Using a Mechanical Stock Trading System

By Stock Research Pro • April 8th, 2011

Working with a mechanical stock trading system can help stock investors more easily sort through the volumes of data available on each individual stock investment opportunity to find those stocks that could represent the best fit for their portfolio. Using a mechanical system can eliminate the emotional aspects of stock investing and help the investor adhere to a strict, pre-defined method for determining the best buying opportunities and (very often) the right time to sell a stock.

Understanding Mechanical Investing

Mechanical investing refers to the buying and selling of stocks according to a pre-defined set of conditions. Technical indicators such as moving averages, relative strength, 52 week stock price, and other momentum measures are often part of the criteria for these decisions. Mechanical investors will typically back-test their methods in order to determine their effectiveness and adjust accordingly.

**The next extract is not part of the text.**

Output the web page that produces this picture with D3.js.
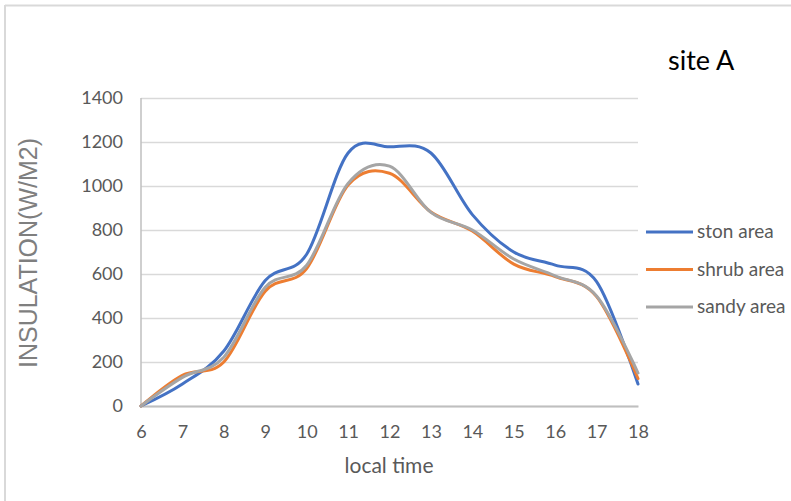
<!DOCTYPE html>
<html>
<head>
<meta charset="utf-8">
<script src="https://cdn.jsdelivr.net/npm/d3@7"></script>
<style>
  html, body { margin: 0; padding: 0; background: #fff; }
  svg { display: block; }
</style>
</head>
<body>
<svg id="chart" width="791" height="501"></svg>
<script>
// Hourly solar insulation at site A, by surface type
const hours = [6, 7, 8, 9, 10, 11, 12, 13, 14, 15, 16, 17, 18];
const stonArea  = [0, 100, 250, 570, 690, 1150, 1178, 1150, 870, 700, 640, 565, 100];
const shrubArea = [0, 140, 200, 522, 625, 1005, 1058, 882, 795, 645, 588, 497, 125];
const sandyArea = [0, 130, 222, 540, 640, 1012, 1090, 880, 800, 668, 592, 500, 150];
const yTicks = [0, 200, 400, 600, 800, 1000, 1200, 1400];
const seriesNames = ["ston area", "shrub area", "sandy area"];
const seriesColors = ["#4472c4", "#ed7d31", "#a5a5a5"];

const series = [stonArea, shrubArea, sandyArea].map((vals, i) => ({
  name: seriesNames[i], color: seriesColors[i],
  points: hours.map((h, j) => ({ x: h, y: vals[j] }))
}));

const svg = d3.select("#chart");
const font = "Lato, 'Open Sans', sans-serif";

// frame edges
svg.append("line").attr("x1", 5).attr("x2", 791).attr("y1", 5.5).attr("y2", 5.5)
  .attr("stroke", "#d9d9d9").attr("stroke-width", 2);
svg.append("line").attr("x1", 5).attr("x2", 5).attr("y1", 5).attr("y2", 501)
  .attr("stroke", "#d9d9d9").attr("stroke-width", 2);

const x = d3.scaleLinear().domain([6, 18]).range([141, 638]);
const y = d3.scaleLinear().domain([0, 1400]).range([406, 98]);

// horizontal gridlines
svg.append("g")
  .attr("transform", "translate(141,0)")
  .call(d3.axisLeft(y).tickValues(yTicks).tickSize(-(638 - 141)).tickFormat(""))
  .call(g => g.select(".domain").remove())
  .call(g => g.selectAll(".tick line").attr("stroke", "#d9d9d9").attr("stroke-width", 1.5));

// y tick labels
svg.append("g")
  .attr("transform", "translate(141,0)")
  .call(d3.axisLeft(y).tickValues(yTicks).tickSize(0).tickPadding(18).tickFormat(d3.format("d")))
  .call(g => g.select(".domain").remove())
  .call(g => g.selectAll("text").attr("fill", "#595959")
    .style("font-family", font).style("font-size", "18px"));

// left axis line
svg.append("line").attr("x1", x(6)).attr("x2", x(6)).attr("y1", y(1400)).attr("y2", y(0))
  .attr("stroke", "#bfbfbf").attr("stroke-width", 1.5);

// x axis
svg.append("g")
  .attr("transform", `translate(0,${y(0)})`)
  .call(d3.axisBottom(x).tickValues(hours).tickSize(0).tickPadding(19))
  .call(g => g.select(".domain").attr("stroke", "#bfbfbf").attr("stroke-width", 2))
  .call(g => g.selectAll("text").attr("fill", "#595959")
    .style("font-family", font).style("font-size", "18px"));

// smoothed series lines
const line = d3.line().x(d => x(d.x)).y(d => y(d.y)).curve(d3.curveCardinal.tension(0));
svg.append("g").selectAll("path").data(series).join("path")
  .attr("d", d => line(d.points))
  .attr("fill", "none")
  .attr("stroke", d => d.color)
  .attr("stroke-width", 3)
  .attr("stroke-linecap", "round")
  .attr("stroke-linejoin", "round");

// legend
const legend = svg.append("g").selectAll("g").data(series).join("g")
  .attr("transform", (d, i) => `translate(646,${232 + i * 37.5})`);
legend.append("line").attr("x1", 0).attr("x2", 47).attr("stroke", d => d.color).attr("stroke-width", 3);
legend.append("text").attr("x", 51).attr("y", 6).text(d => d.name)
  .attr("fill", "#595959").style("font-family", font).style("font-size", "19px");

// titles
svg.append("text").attr("x", 668).attr("y", 70).text("site A")
  .attr("fill", "#000").style("font-family", font).style("font-size", "27px");

svg.append("text").attr("x", 389).attr("y", 473).attr("text-anchor", "middle").text("local time")
  .attr("fill", "#595959").style("font-family", font).style("font-size", "21px");

svg.append("text")
  .attr("transform", "translate(37,253) rotate(-90)")
  .attr("text-anchor", "middle").text("INSULATION(W/M2)")
  .attr("fill", "#7f7f7f").style("font-family", "'Liberation Sans', Arial, sans-serif")
  .style("font-size", "25px");
</script>
</body>
</html>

Mechanical Approach Example: The Dogs of the Dow

Formulated in the early seventies, the Dogs of the Dow strategy calls for the investor to purchase the ten Dow Jones Industrial Average (DJIA) stocks that offer the greatest dividend yield at the start of the year. The portfolio is adjusted annually to ensure that the investor is always holding the appropriate ten stocks. Most often, the investor will need to replace three or four stocks whose dividend yields are no longer in the top ten. A less frequent occurrence would be that the company is no longer a part of the DJIA.

Mechanical Investing and Software Algorithms

Strictly defined, algorithms are sets of rules used to accomplish an assignment within a set number of steps. Stock trading software leverages algorithms in order to filter for stocks that meet an investing approach and indicate to an investor when the time is right to sell. In this way, software trading programs can help to save time and take the guesswork out of stock investing decisions. In practice, most savvy investors will leverage the filtering aspects of these types of programs and incorporate their own additional research steps and instincts before investing.


The above information is educational and should not be interpreted as financial advice. For advice that is specific to your circumstances, you should consult a financial or tax advisor.